Norway’s PM reshuffles cabinet following right-wing party’s exit from coalition

Norwegian Prime Minister Erna Solberg on Friday announced her biggest cabinet reshuffle since taking power in 2013, replacing or repositioning two-thirds of ministers in the hope of reviving the Conservative-led coalition’s prospects.

Solberg this week lost her majority in parliament following the shock exit from government by the right-wing Progress Party over a decision to bring a woman suspected of Islamic State affiliation home to Norway from Syria.

While Progress vowed to still back Solberg as prime minister, opinion polls point to an overwhelming lead for Norway’s centre-left opposition parties ahead of a general election in 2021.

Xinhua reports that the Minister of International Development Nikolai Astrup has been appointed Minister of Digitalisation, while state secretary of the oil ministry Ingvil Smines Tybring-Gjedde has been appointed Minister of Public Security, the announcement said.

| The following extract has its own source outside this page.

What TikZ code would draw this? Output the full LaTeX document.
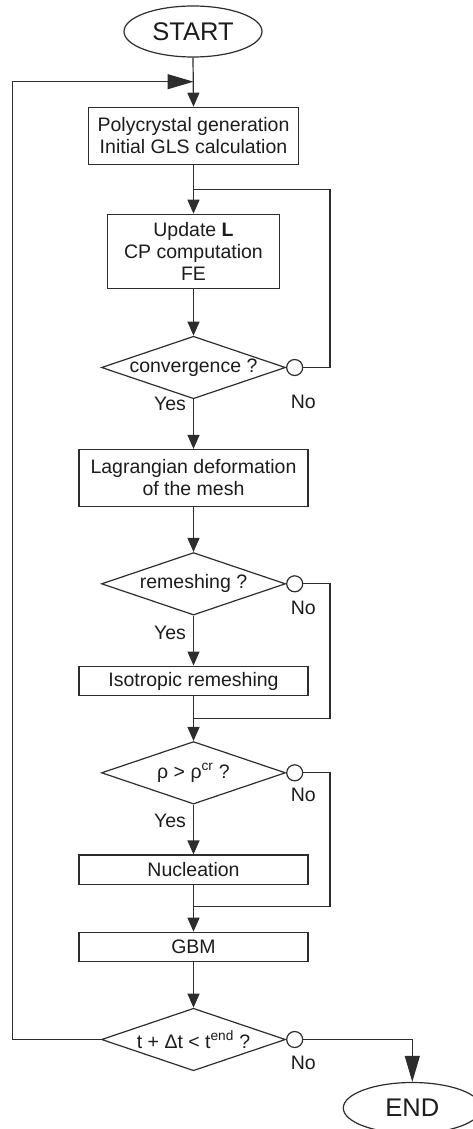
\documentclass[tikz,border=0pt]{standalone}
\usepackage{fontspec}
\setmainfont{Liberation Sans}
\usetikzlibrary{
    arrows.meta,
    calc,
    positioning,
    shapes.geometric
}
\definecolor{ink}{RGB}{28,28,30}
\definecolor{wire}{RGB}{45,45,45}
\newcommand{\flowfont}{\fontsize{19.5}{22}\selectfont}
\tikzset{
    line join=miter,
    process/.style={
        rectangle,
        draw=wire,
        line width=1.2pt,
        fill=white,
        text=ink,
        align=center,
        inner sep=0pt,
        font=\flowfont
    },
    decision/.style={
        diamond,
        draw=wire,
        line width=1.2pt,
        fill=white,
        aspect=2.92,
        inner sep=0pt,
        minimum width=184pt,
        minimum height=62.5pt,
        text=ink,
        font=\flowfont
    },
    terminal/.style={
        ellipse,
        draw=wire,
        line width=1.2pt,
        fill=white,
        inner sep=0pt,
        minimum width=138pt,
        minimum height=51pt,
        text=ink,
        font=\fontsize{25.5}{28}\selectfont
    },
    port/.style={
        circle,
        draw=wire,
        line width=1.2pt,
        fill=white,
        minimum size=16pt,
        inner sep=0pt
    },
    flowline/.style={
        draw=wire,
        line width=1.2pt
    },
    flowarrow/.style={
        flowline,
        -{Triangle[length=14pt, width=12pt]}
    },
    bigarrow/.style={
        flowline,
        -{Triangle[length=26pt, width=15pt]}
    },
    annot/.style={
        text=ink,
        font=\flowfont,
        inner sep=0pt,
        anchor=base
    }
}

\begin{document}
\begin{tikzpicture}[x=1pt, y=-1pt]

\useasboundingbox (0,0) rectangle (472,1129);

% Main column
\node[terminal] (start) at (193,31.5) {START};
\node[process, minimum width=210.7pt, minimum height=57pt] (poly) at (193.5,135.8) {Polycrystal generation\\Initial GLS calculation};
\node[process, minimum width=172pt, minimum height=74pt] (update) at (193.5,251.3) {Update \textbf{L}\\CP computation\\FE};
\node[decision] (conv) at (193.5,367.5) {convergence ?};
\node[process, minimum width=229pt, minimum height=57pt] (lagr) at (193.5,478) {Lagrangian deformation\\of the mesh};
\node[decision] (remesh) at (193.5,583.8) {remeshing ?};
\node[process, minimum width=229pt, minimum height=29.7pt] (iso) at (193.5,681) {Isotropic remeshing};
\node[decision] (rho) at (193.5,772.8) {ρ > ρ\textsuperscript{cr} ?};
\node[process, minimum width=229pt, minimum height=29.4pt] (nucl) at (193.5,869.7) {Nucleation};
\node[process, minimum width=229pt, minimum height=29.4pt] (gbm) at (193.5,947) {GBM};
\node[decision] (time) at (193.5,1039.5) {t + Δt < t\textsuperscript{end} ?};
\node[terminal] (end) at (412.3,1108) {END};

% "No" exits
\node[port, anchor=west] (pconv) at (conv.east) {};
\node[port, anchor=west] (premesh) at (remesh.east) {};
\node[port, anchor=west] (prho) at (rho.east) {};
\node[port, anchor=west] (ptime) at (time.east) {};

% Junctions and corners
\coordinate (back) at (193.5,81.7);
\coordinate (backcorner) at (12.7,81.7);
\coordinate (jconv) at (193.5,189.3);
\coordinate (kconv) at (330,189.3);
\coordinate (jremesh) at (193.5,718.3);
\coordinate (kremesh) at (330,718.3);
\coordinate (jrho) at (193.5,906.7);
\coordinate (krho) at (330,906.7);

% Straight flow
\draw[flowarrow] (start.south) -- (poly.north);
\draw[flowarrow] (poly.south) -- (update.north);
\draw[flowarrow] (update.south) -- (conv.north);
\draw[flowarrow] (conv.south) -- (lagr.north);
\draw[flowarrow] (lagr.south) -- (remesh.north);
\draw[flowarrow] (remesh.south) -- (iso.north);
\draw[flowarrow] (iso.south) -- (rho.north);
\draw[flowarrow] (rho.south) -- (nucl.north);
\draw[flowarrow] (nucl.south) -- (gbm.north);
\draw[flowarrow] (gbm.south) -- (time.north);

% Loops back
\draw[flowline] (pconv.east) -| (kconv) -- (jconv);
\draw[flowline] (premesh.east) -| (kremesh) -- (jremesh);
\draw[flowline] (prho.east) -| (krho) -- (jrho);
\draw[bigarrow] (time.west) -| (backcorner) -- (back);
\draw[bigarrow] (ptime.east) -| (end.north);

% Labels
\node[annot] (yconv) at (170,410) {Yes};
\node[annot] (nconv) at (303.3,408.3) {No};
\node[annot] (yremesh) at (170,639.3) {Yes};
\node[annot] (nremesh) at (303.3,614) {No};
\node[annot] (yrho) at (170,827.7) {Yes};
\node[annot] (nrho) at (303.3,801.7) {No};
\node[annot] (ntime) at (303.3,1069.3) {No};

\end{tikzpicture}
\end{document}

Three politicians from the Christian Democratic Party — Kjell Ingolf Ropstad, Olaug Vervik Bollestad and Dag Inge Ulstein — have respectively been appointed Minister of Children and Families, Minister of Agriculture and Food and Minister of International Development.

At the same time, Minister of Children and Equality Linda Hofstad Helleland and Minister of Agriculture and Food Bard Andre Hoksrud “have been honourably discharged from their offices,” the announcement said.

After the reshuffle, the enlarged cabinet has 22 members — nine from Prime Minister Erna Solberg’s Conservative Party, seven from the Progress Party, three from the the Liberal Party and three from the Christian Democratic Party.

Norway’s four center-right parties retained their majority in the latest parliament election in 2017. The Conservative Party and the Progress Party formed a minority government and later expanded its ranks by adding the small Liberal Party in early 2018, but was still not enough to have a majority.

The Christian Democratic Party decided in November to launch negotiations to join the government and the parties reached a deal last Thursday.